Your recipe calls for a cup and half of water. After you stop laughing, you drop a bouillon cube into the cup and a half, and like magic, you’ve got something that tastes good. It doesn’t matter if you’re boiling water for pasta: put a bouillon cube in it (along with salt and a drop of olive oil, maybe a shot or two of Worcestershire and/or hot sauce), and your pasta will taste a whole lot better, and you’ve achieved the goal: you’ve taken your dish to another level and made it taste better. Same with rice, or anything else that calls for water.

Because there are even more alternatives to water. And when you’re Cookin’ With Roscoe, one of the first alternatives that comes to mind is – beer. It’s a natural. Everyone knows beer is mostly water. But somewhere along the way (okay, right away) other things were added to make it taste good (and ferment, of course). So why not use beer instead of water when the recipe calls for it? How do you think they make beer bread?

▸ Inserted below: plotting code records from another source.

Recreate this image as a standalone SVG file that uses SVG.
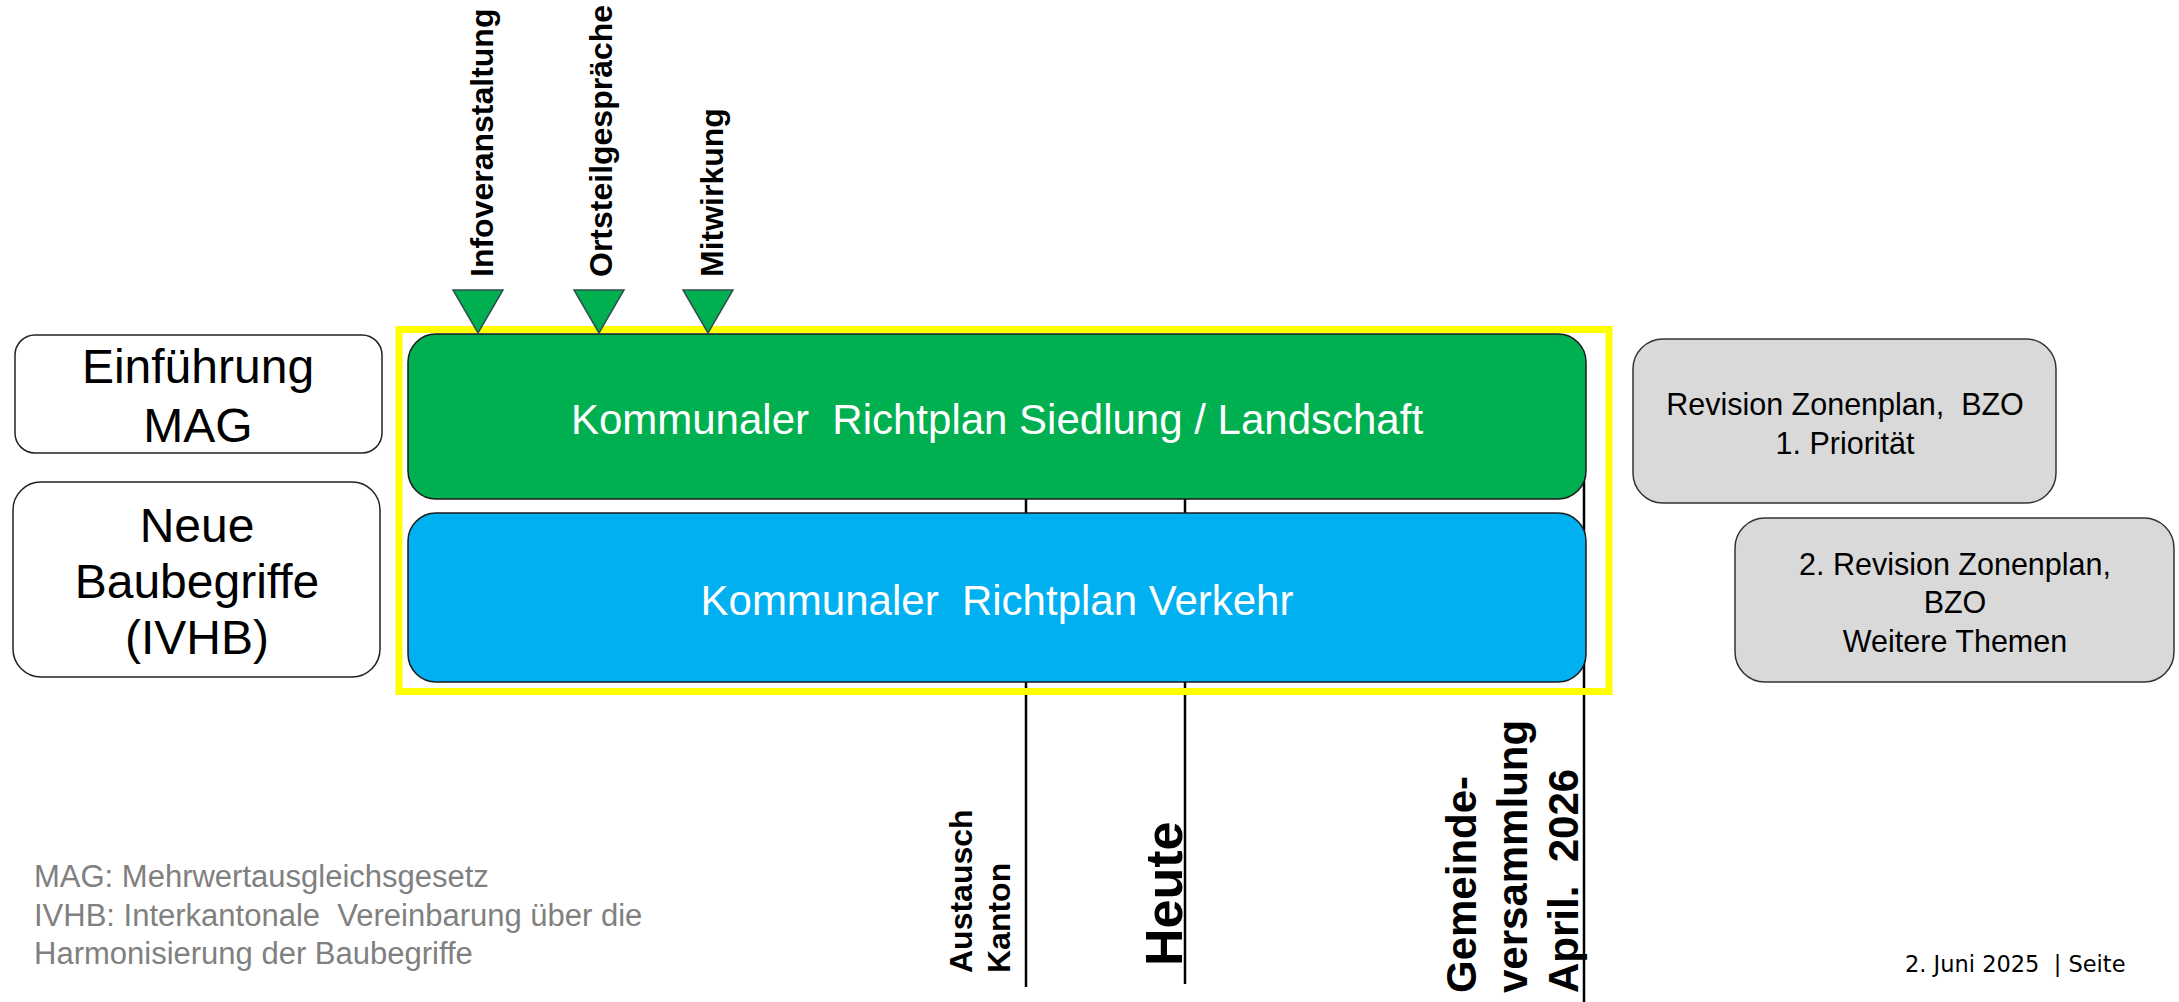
<svg xmlns="http://www.w3.org/2000/svg" width="2179" height="1002" viewBox="0 0 2179 1002">
<style>
text{font-family:"Liberation Sans",Arial,sans-serif;white-space:pre}
.vb{font-weight:bold;font-size:32px;fill:#000}
.lb{font-size:48px;fill:#000;text-anchor:middle}
.wt{font-size:42px;fill:#fff;text-anchor:middle}
.gt{font-size:30.5px;fill:#000;text-anchor:middle}
.fn{font-size:31px;fill:#808080}
.tri{fill:#00B050;stroke:#2F4F4F;stroke-width:1.5}
.ln{stroke:#000;stroke-width:2.5;fill:none}
</style>
<rect width="2179" height="1002" fill="#fff"/>
<g id="connectors">
<line class="ln" x1="1026" y1="400" x2="1026" y2="987"/>
<line class="ln" x1="1185" y1="400" x2="1185" y2="984"/>
<line class="ln" x1="1584" y1="470" x2="1584" y2="1002"/>
</g>
<g id="frame"><rect x="399" y="329.5" width="1210" height="362" fill="none" stroke="#FFFF00" stroke-width="7"/></g>
<g id="siedlung">
<rect x="408" y="334" width="1178" height="165" rx="28" ry="28" fill="#00B050" stroke="#1a1a1a" stroke-width="1.5"/>
<text class="wt" x="997" y="434">Kommunaler  Richtplan Siedlung / Landschaft</text>
</g>
<g id="verkehr">
<rect x="408" y="513" width="1178" height="169" rx="28" ry="28" fill="#00B0F0" stroke="#1a1a1a" stroke-width="1.5"/>
<text class="wt" x="997" y="615">Kommunaler  Richtplan Verkehr</text>
</g>
<g id="infoveranstaltung">
<polygon class="tri" points="453,290 503,290 478,333"/>
<text class="vb" transform="translate(493,277) rotate(-90)">Infoveranstaltung</text>
</g>
<g id="ortsteilgespraeche">
<polygon class="tri" points="574,290 624,290 599,333"/>
<text class="vb" transform="translate(612,277) rotate(-90)">Ortsteilgespräche</text>
</g>
<g id="mitwirkung">
<polygon class="tri" points="683,290 733,290 708,333"/>
<text class="vb" transform="translate(723,277) rotate(-90)">Mitwirkung</text>
</g>
<g id="mag">
<rect x="15" y="335" width="367" height="118" rx="20" ry="20" fill="#fff" stroke="#222" stroke-width="1.5"/>
<text class="lb" x="198" y="383">Einführung</text>
<text class="lb" x="198" y="442">MAG</text>
</g>
<g id="ivhb">
<rect x="13" y="482" width="367" height="195" rx="28" ry="28" fill="#fff" stroke="#222" stroke-width="1.5"/>
<text class="lb" x="197" y="542">Neue</text>
<text class="lb" x="197" y="598">Baubegriffe</text>
<text class="lb" x="197" y="654">(IVHB)</text>
</g>
<g id="revision1">
<rect x="1633" y="339" width="423" height="164" rx="30" ry="30" fill="#D9D9D9" stroke="#333" stroke-width="1.5"/>
<text class="gt" x="1845" y="415">Revision Zonenplan,  BZO</text>
<text class="gt" x="1845" y="454">1. Priorität</text>
</g>
<g id="revision2">
<rect x="1735" y="518" width="439" height="164" rx="30" ry="30" fill="#D9D9D9" stroke="#333" stroke-width="1.5"/>
<text class="gt" x="1955" y="575">2. Revision Zonenplan,</text>
<text class="gt" x="1955" y="613">BZO</text>
<text class="gt" x="1955" y="652">Weitere Themen</text>
</g>
<g id="austausch">
<text class="vb" transform="translate(972,973) rotate(-90)">Austausch</text>
<text class="vb" transform="translate(1010,973) rotate(-90)">Kanton</text>
</g>
<g id="heute">
<text class="vb" style="font-size:52px" transform="translate(1182,966) rotate(-90)">Heute</text>
</g>
<g id="gemeindeversammlung">
<text class="vb" style="font-size:42px" transform="translate(1476,993) rotate(-90)">Gemeinde-</text>
<text class="vb" style="font-size:42px" transform="translate(1527,993) rotate(-90)">versammlung</text>
<text class="vb" style="font-size:42px" transform="translate(1578,993) rotate(-90)">April.  2026</text>
</g>
<g id="footnote">
<text class="fn" x="34" y="887">MAG: Mehrwertausgleichsgesetz</text>
<text class="fn" x="34" y="926">IVHB: Interkantonale  Vereinbarung über die</text>
<text class="fn" x="34" y="964">Harmonisierung der Baubegriffe</text>
</g>
<g id="footer">
<text x="1905" y="972" style="font-family:'DejaVu Sans',Verdana,sans-serif;font-size:22.5px;fill:#000">2. Juni 2025  | Seite</text>
</g>
</svg>
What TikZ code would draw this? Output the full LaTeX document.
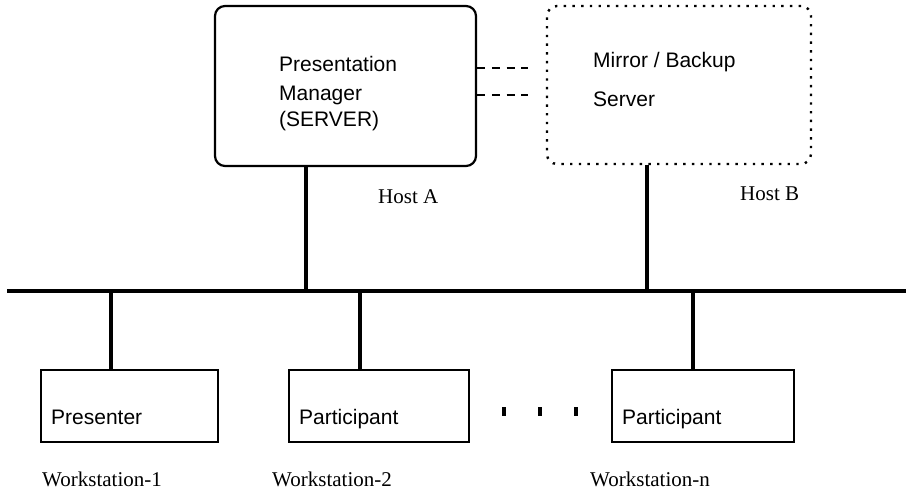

They use beer instead of water when they mix the dough. So can you. Use beer instead of water when you mix your pizza dough. The alcohol cooks off and you’re left with great taste. And let’s face it: no pot of chili was ever made to taste better by adding water.

Even if you’re making mashed potatoes: throw a chicken or beef bouillon cube in the pot (you can even find cubes for fish and vegetable stock), and it’ll taste better. Same with soup. Toss in a few extra cubes. You can’t lose.

So the next time you read a recipe that calls for water, just remember you’re Cookin’ With Roscoe. The laugh’s on them.


Eyeball it. You don’t need no stinking measuring cups. Or teaspoons. Or tablespoons. Remember, there are no kitchen police in Roscoe’s kitchens. Once you start cooking, you’ll figure out how much of something to use. Your taste buds will dictate. And that’s the way it should be. A pinch of this, a pinch of that, a few shots of hot sauce, Worcestershire, chili sauce; some herbs, veggies, spices; you can’t really go wrong. But hey, if you want to measure, go ahead and measure. It’s just not as much fun.

There are lots of brands and flavors of hot sauce. Tabasco is probably the most well known. Just say Tabasco, and everyone knows what you’re talking about. The Cookin’ With Roscoe test kitchens have tried an awful lot of them, and most are pretty good. Depending on your taste buds, you use as much or as little as it takes to make your dish taste the way you want it to.

ROSCOE RECOMMENDS: CHOLULA CHILI ROAST GARLIC flavor. We find that it has the most amount of flavor with a heat element that’s not out of control.

But again, use what you like. If you read a recipe here that says: a dash or two of Cholula, that’s only our preference. Feel free to substitute with your own favorite.